Monsters, Dancers, and a Pointless Subplot
If you want to know why the creatures in this movie feel so genuinely "wrong," it’s because they weren't just rendered on a hard drive. Most of the nightmares, from the twitching "Grey Children" to the iconic Pyramid Head, were portrayed by professional dancers and contortionists in elaborate latex suits. Roberto Campanella, who played Pyramid Head, had to balance a massive, heavy helmet while walking on hidden stilts. That physical presence translates to a weight on screen that CGI simply can’t replicate.
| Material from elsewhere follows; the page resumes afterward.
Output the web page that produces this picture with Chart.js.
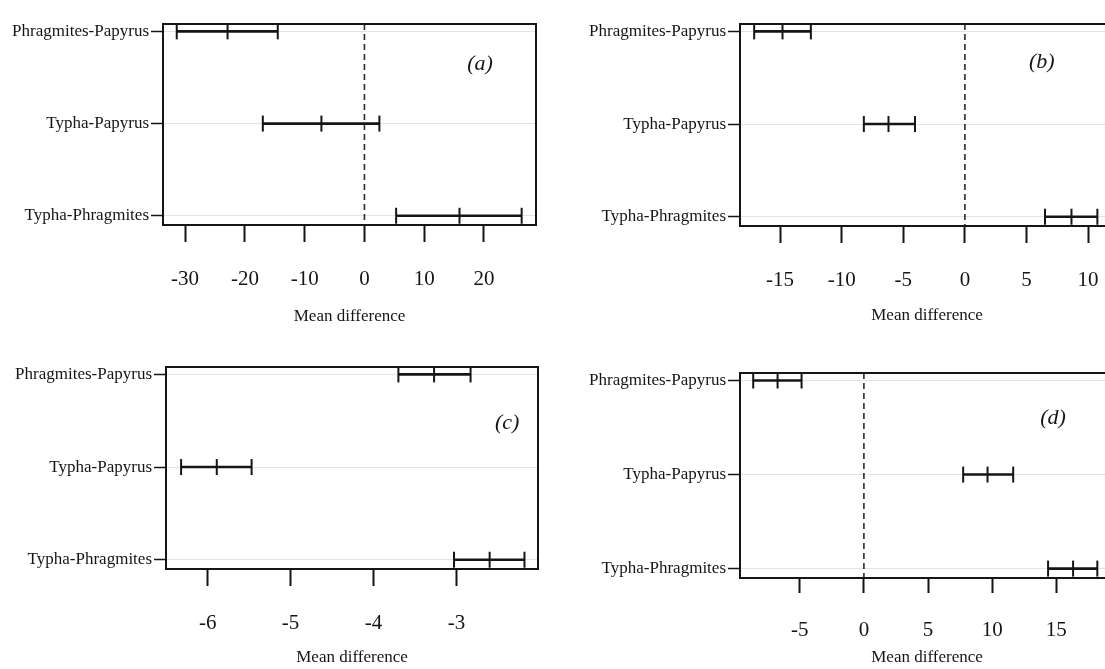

However, the film isn't perfect, and its flaws are a direct byproduct of the era’s studio interference. Radha Mitchell is excellent as Rose, the mother searching for her daughter Sharon (Jodelle Ferland), and her journey through the fog alongside Laurie Holden’s tough-as-nails Cybil Bennett is compelling enough on its own. But the studio (TriStar) reportedly panicked at the idea of an all-female lead cast. They forced screenwriter Roger Avary (who co-wrote Pulp Fiction) to shoehorn in a secondary plot featuring Sean Bean as the husband, Christopher.
Every time the movie cuts back to Sean Bean walking through a perfectly normal-looking town while looking at old files, the tension evaporates. Watching Sean Bean look at dusty paperwork is the cinematic equivalent of hitting a speed bump at sixty miles per hour. It’s a classic example of "Modern Cinema" executive meddling—a lack of trust in the audience to follow a purely atmospheric, female-driven descent into madness.
The Sound of a Dying Town
I have to mention the score, because without it, this would be a very different experience. Gans had the wisdom to bring in Akira Yamaoka, the original composer for the games, alongside Jeff Danna. The music doesn't just provide "scary sounds"; it uses industrial clanging, trip-hop beats, and melancholic piano to create a sense of profound loneliness. When that siren blares—a low, mournful mechanical wail—it doesn't just signal a monster encounter. It signals a shift in the universe. It’s one of the few horror films where the sound design is as much of a character as the actors.
Interestingly, the town of Silent Hill was inspired by the real-life ghost town of Centralia, Pennsylvania, which has been burning from an underground coal mine fire since 1962. That bit of trivia always makes the movie scarier to me; the idea that the ground beneath our feet could just be perpetually on fire, waiting for a crack to open up, is far more unsettling than any demon with a pyramid for a head.
Despite a script that occasionally collapses under the weight of its own convoluted lore and a "Husband Subplot" that belongs in the trash, Silent Hill is a triumph of style and atmosphere. It captures a specific moment in the mid-2000s when filmmakers were desperately trying to prove that digital tools could enhance practical nightmares rather than replace them. It’s a lush, terrifying, and deeply weird film that respects its audience's intelligence—mostly. If you can ignore the clunky exposition at the end, it’s arguably the most visually stunning horror adaptation ever put to film.